Another method of attack is to create disincentives for prebate products in the marketplace. Such an approach is being taken by one champion of the remanufacturer’s cause, New York State Assemblyman Joseph Morelle. Last spring, Morelle, who is chairman of the Committee on Small Business, held a hearing to address the Lexmark prebate issue. After the hearing, the assemblyman introduced a bill in the New York legislature which would prevent the state of New York from purchasing any product whose manufacturer placed restrictions on the remanufacturing of the product.
The bill passed the New York Assembly in June by a vote of 146-1, but the current legislative term ended before the New York State Senate could consider it. Morelle intends to re-introduce the bill in 1999, but manufacturers like Lexmark, who want to monopolize the market for its products, are starting to react to the bill and it may meet more opposition this time around.
The Morelle bill may need some adjustments to make it workable for vehicle parts remanufacturing. For example, the bill currently defines "remanufactured" as the process where a commodity is restored to its original specifications. Many rebuilt vehicle parts must be remanufactured to slightly different specifications to work properly or more efficiently. Other parts cannot be rebuilt to original specifications due to OEM specifications not being made available to rebuilders. Consequently, this definition would prevent many otherwise well-made rebuilt products from being considered by New York purchasing agents.
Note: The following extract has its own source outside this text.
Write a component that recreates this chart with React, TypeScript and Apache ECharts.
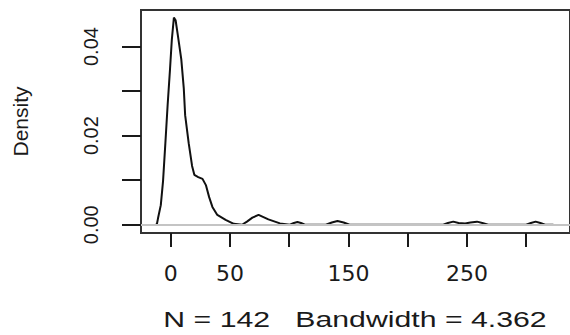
import React, { useEffect, useRef } from "react";
import * as echarts from "echarts";

// Kernel density estimate (x in data units, y = density)
const densityX = [
  -13, -11.7, -10.6, -8.3, -6.4, -4.4, -2.5, -0.5, 1, 2.75, 4.2, 6.1, 9, 11.1,
  12.25, 15.25, 18.1, 20, 23.3, 26.9, 29.75, 32.5, 35.25, 39.4, 46.4, 53.3,
  60.25, 64.4, 69, 74.2, 82.5, 92.25, 100.6, 104, 107, 110, 113.3, 131, 136,
  140.8, 146, 151, 230, 234, 238.5, 243, 248.5, 253, 258.5, 263, 268, 300, 304,
  308, 312, 316, 323,
];
const densityY = [
  0, 0, 0.0015, 0.0044, 0.0098, 0.0185, 0.027, 0.035, 0.0415, 0.0465, 0.0459,
  0.0425, 0.0371, 0.0306, 0.0246, 0.0183, 0.0132, 0.0112, 0.0107, 0.0103,
  0.0089, 0.0062, 0.004, 0.0022, 0.0011, 0.0002, 0, 0.0007, 0.0016, 0.0022,
  0.0012, 0.0003, 0, 0.0004, 0.0006, 0.0004, 0, 0, 0.0005, 0.00085, 0.0005, 0,
  0, 0.0004, 0.0007, 0.0004, 0.0003, 0.0005, 0.0007, 0.0004, 0, 0, 0.0004,
  0.0007, 0.0004, 0, 0,
];

const xTicks = [0, 50, 100, 150, 200, 250, 300];
const xTickLabels = [0, 50, 150, 250];
const yTicks = [0, 0.01, 0.02, 0.03, 0.04];
const yTickLabels = [0, 0.02, 0.04];

const yTitle = "Density";
const subTitle = "N = 142   Bandwidth = 4.362";

export default function App() {
  const ref = useRef<HTMLDivElement>(null);

  useEffect(() => {
    document.body.style.margin = "0";
    if (!ref.current) return;
    const chart = echarts.init(ref.current, null, { renderer: "svg" });
    const data = densityX.map((x, i) => [x, densityY[i]]);
    const ink = "#1a1a1a";
    chart.setOption({
      animation: false,
      backgroundColor: "#ffffff",
      grid: {
        left: 141,
        top: 10,
        right: -5,
        bottom: 102,
        show: true,
        borderColor: "#333333",
        borderWidth: 2,
        containLabel: false,
      },
      xAxis: {
        type: "value",
        min: -25,
        max: 337,
        splitLine: { show: false },
        axisLine: { show: false, onZero: false },
        axisTick: {
          show: true,
          length: 14,
          customValues: xTicks,
          lineStyle: { color: ink, width: 2 },
        },
        axisLabel: {
          customValues: xTickLabels,
          margin: 29,
          fontFamily: "DejaVu Sans",
          fontSize: 22,
          color: ink,
        },
      },
      yAxis: {
        type: "value",
        min: -0.00185,
        max: 0.0482,
        splitLine: { show: false },
        axisLine: { show: false, onZero: false },
        name: yTitle,
        nameLocation: "middle",
        nameRotate: 90,
        nameGap: 110,
        nameTextStyle: {
          fontFamily: "Liberation Sans",
          fontSize: 21,
          color: ink,
        },
        axisTick: {
          show: true,
          length: 19,
          customValues: yTicks,
          lineStyle: { color: ink, width: 2 },
        },
        axisLabel: {
          customValues: yTickLabels,
          rotate: 90,
          margin: 40,
          fontFamily: "Liberation Sans",
          fontSize: 20,
          color: ink,
          formatter: (v: number) => v.toFixed(2),
        },
      },
      graphic: [
        {
          type: "text",
          x: 355,
          y: 320,
          scaleX: 1.375,
          style: {
            text: subTitle,
            fontFamily: "Liberation Sans",
            fontSize: 22,
            fill: ink,
            textAlign: "center",
            textVerticalAlign: "middle",
          },
        },
      ],
      series: [
        {
          type: "line",
          data,
          z: 2,
          showSymbol: false,
          symbol: "none",
          lineStyle: { color: "#111111", width: 2 },
          markLine: {
            silent: true,
            z: 10,
            symbol: ["none", "none"],
            label: { show: false },
            lineStyle: { color: "#c4c4c4", width: 2.2, type: "solid" },
            data: [{ yAxis: 0 }],
          },
        },
      ],
    });
    return () => chart.dispose();
  }, []);

  return <div ref={ref} style={{ width: 570, height: 335 }} />;
}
Because of this language and other concerns with the bill, representatives for vehicle parts rebuilders have talked with New York toner cartridge remanufacturers and will be meeting with Assemblyman Morelle in the near future to discuss changes that will improve the bill. Meanwhile, cartridge remanufacturers in other states such as California and Texas are mobilizing to have their state legislatures pass similar bills.
The prebate program is a threat to remanufacturing. But by working with toner cartridge remanufacturers and others affected by this troublesome concept, vehicle parts rebuilders can effectively fight this blatantly anti-remanufacturing idea.